Today, as we build increasingly complex systems, the nativism-empiricism discourse reminds us that neither data-driven approaches nor symbolic knowledge alone render the full picture of intelligence. Just as human cognition combines innate structures and experiential learning, it may be that the most powerful systems arise from integrating statistical models with forms of grounded reasoning, social intelligence, and other inborn cognitive abilities (though my own view is that these attributes may prove to be emergent properties within the large model paradigm). And while the once rigid symbolic and connectionist camps have mostly softened into hybrid pragmatism, vestiges of the dichotomy persist that will likely continue influencing new directions at the frontier of AI research. Perhaps this is a good thing. After all, if history tells us anything, it’s that neither nature nor nurture alone captures the full breadth of intelligence.

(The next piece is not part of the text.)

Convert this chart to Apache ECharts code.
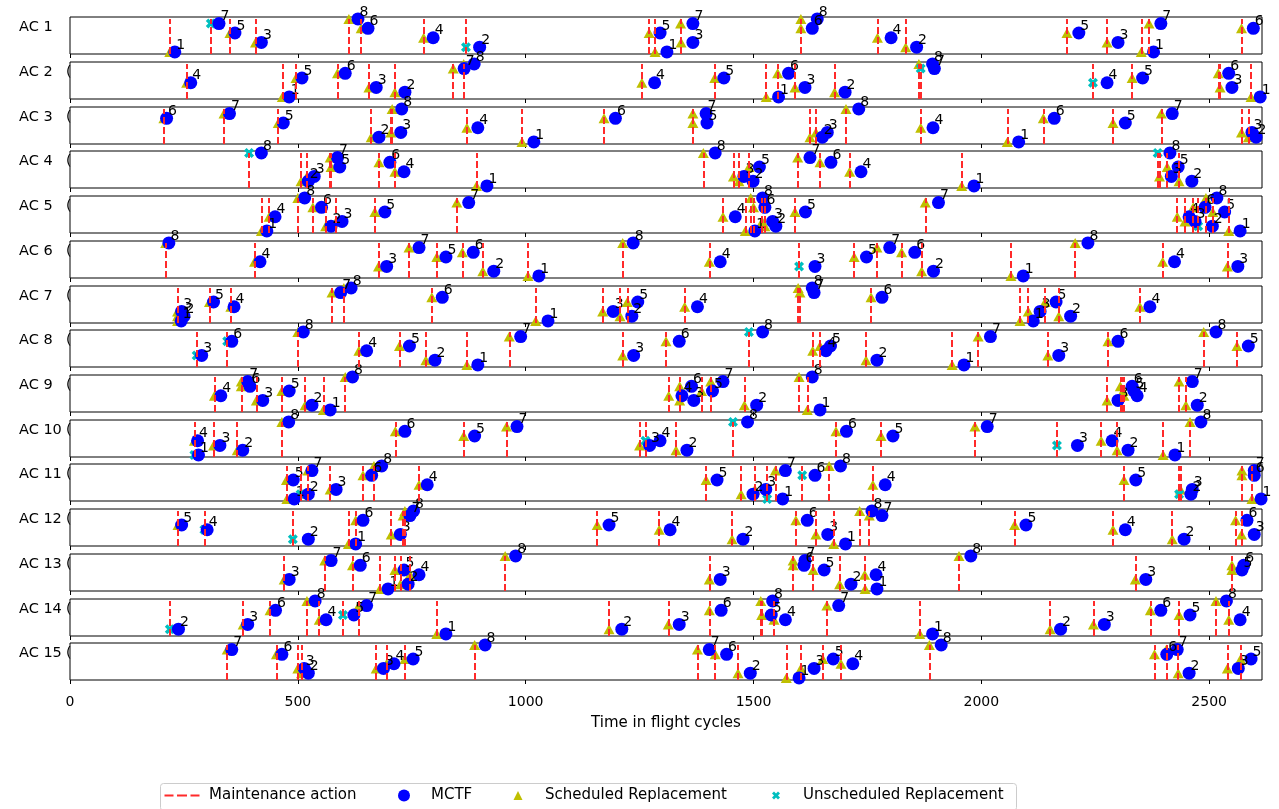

Another great post, Harry.
I love how you track the old nativist/rationalist dichotomy onto current AI debates. I am wondering how you think the question of grounding plays out across the historical divide. The old nativists need sense data to ground language. Kant--not so much--or rather, grounding is immanent through the transcendentals. A Kantian would object at my statement here, but this is how I, a cautious realist, choose to interpret Kant.
But then things get even more interesting when we crossover into the new rationalism where there are emergent thought structures--emergent in the sense of emanating out of probabilistic calculations--that do not appear to need any sort of grounding to have communicative purchase.
I am wondering how you work out these issues. I am thinking about writing about connectionism/symbolism and the importance of the debate for educational contexts --- and I would appreciate your insider view on these issues.